"Politics matters,” said CTA Executive Director Carolyn Doggett in her message to CTA’s State Council of Education. “It matters on the national level as much as at the state level.”
One example of how it matters is the No Child Left Behind Act, a law designed to help schools, but which is instead punishing them. “It grades schools on a single test and if they don’t improve, the answer is sanctions that include forcing local districts to pay for private industry solutions rather than giving public schools the actual resources they need to help all students succeed.”
“Changing this law depends on our ability to change the players in Washington,” said Doggett.
Two other schemes to be aware of, Doggett warned, include the “65 Percent Deception” and the Taxpayers Bill of Rights (TABOR).

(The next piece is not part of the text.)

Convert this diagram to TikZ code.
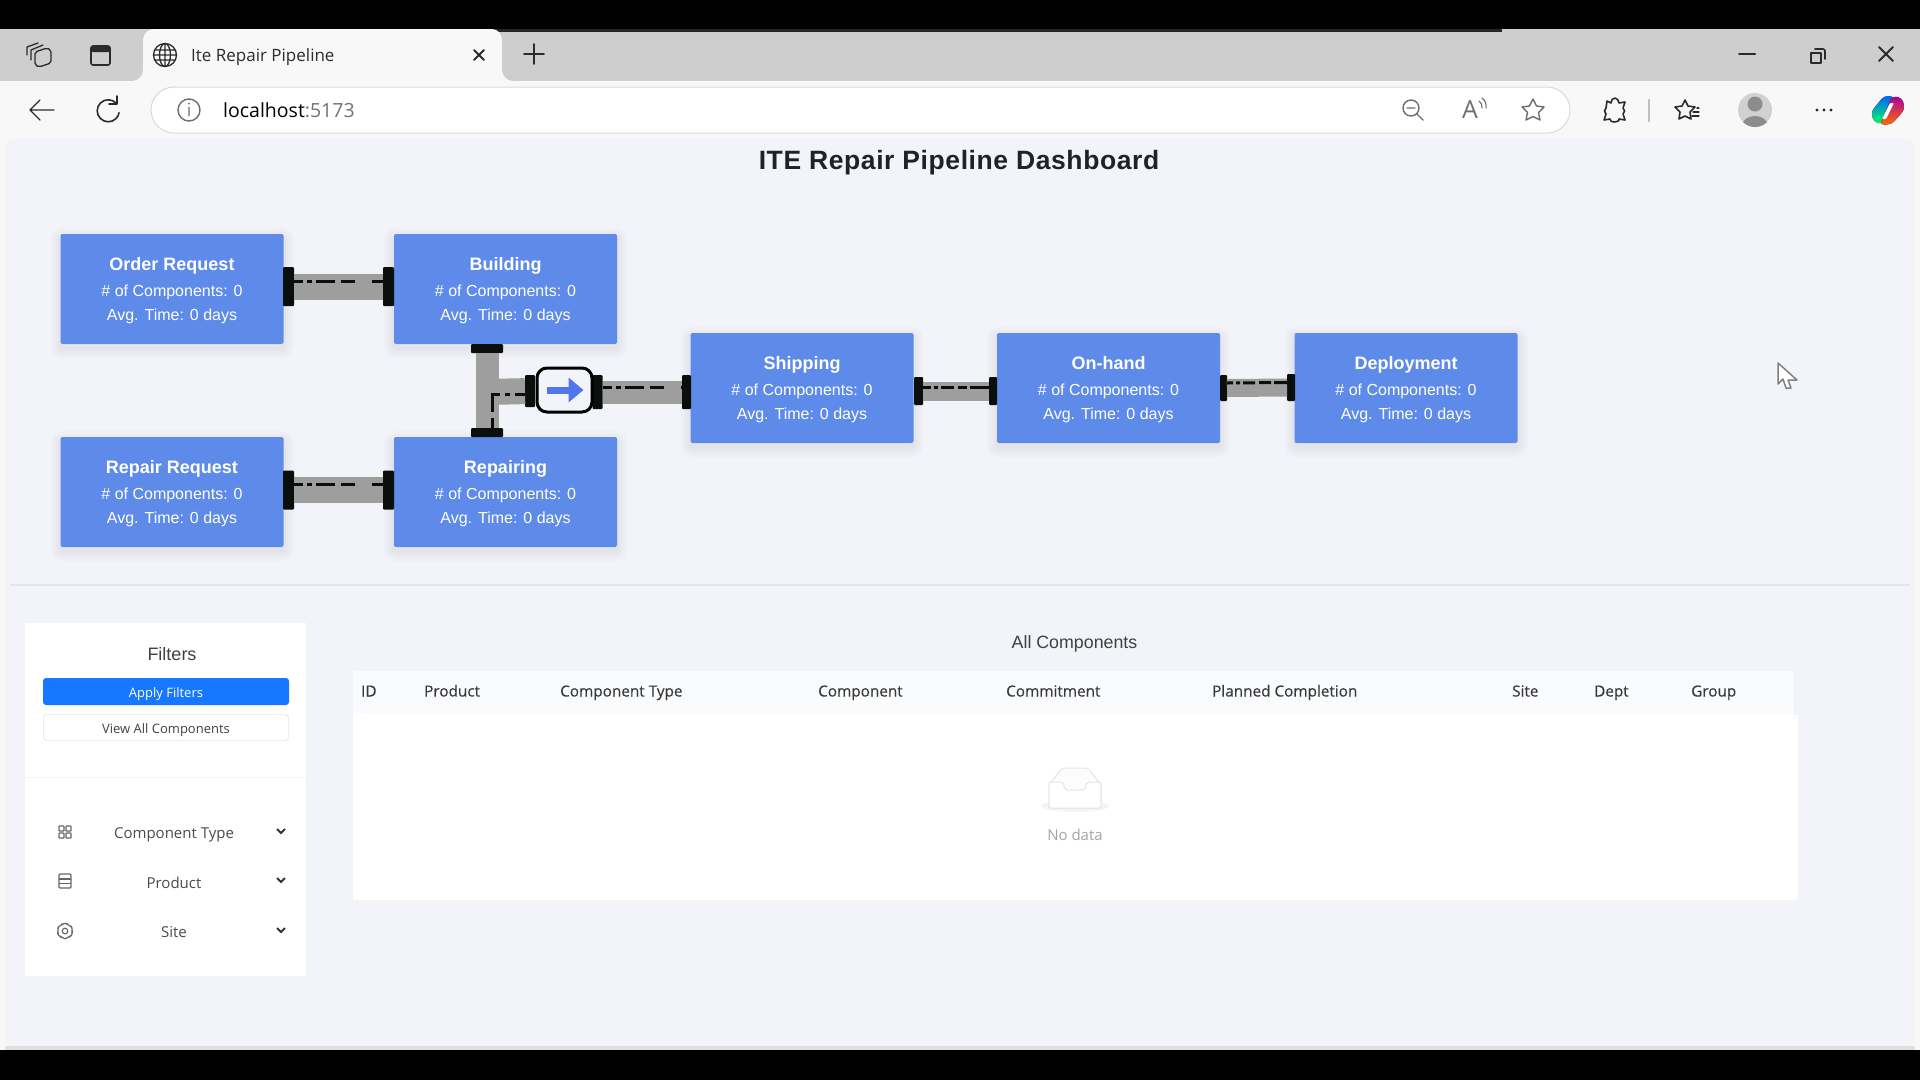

On its face, the 65 Percent plan sounds like a good idea — it would require school districts to devote 65 percent of their operational budget to the classroom — but in reality it’s about pitting teachers against administrators in order to damage the union’s image with the public and force the union to spend money to defeat it. The plan is fronted by voucher supporter and Americans for Tax Reform founder Grover Norquist, a name familiar to the education community.
TABOR would cap state spending on the basis of population growth and the consumer price index. The goal is to shrink state budgets so severely that public services are pushed to the private sector. NEA and other state affiliates are fighting TABOR measures in 14 states. Several were defeated on Election Day.
Health care is another issue where politics matters. The only way to solve this problem, says Doggett, “is through a system of universal health care, and we’re never going to get that until we change faces here in California and in Washington.”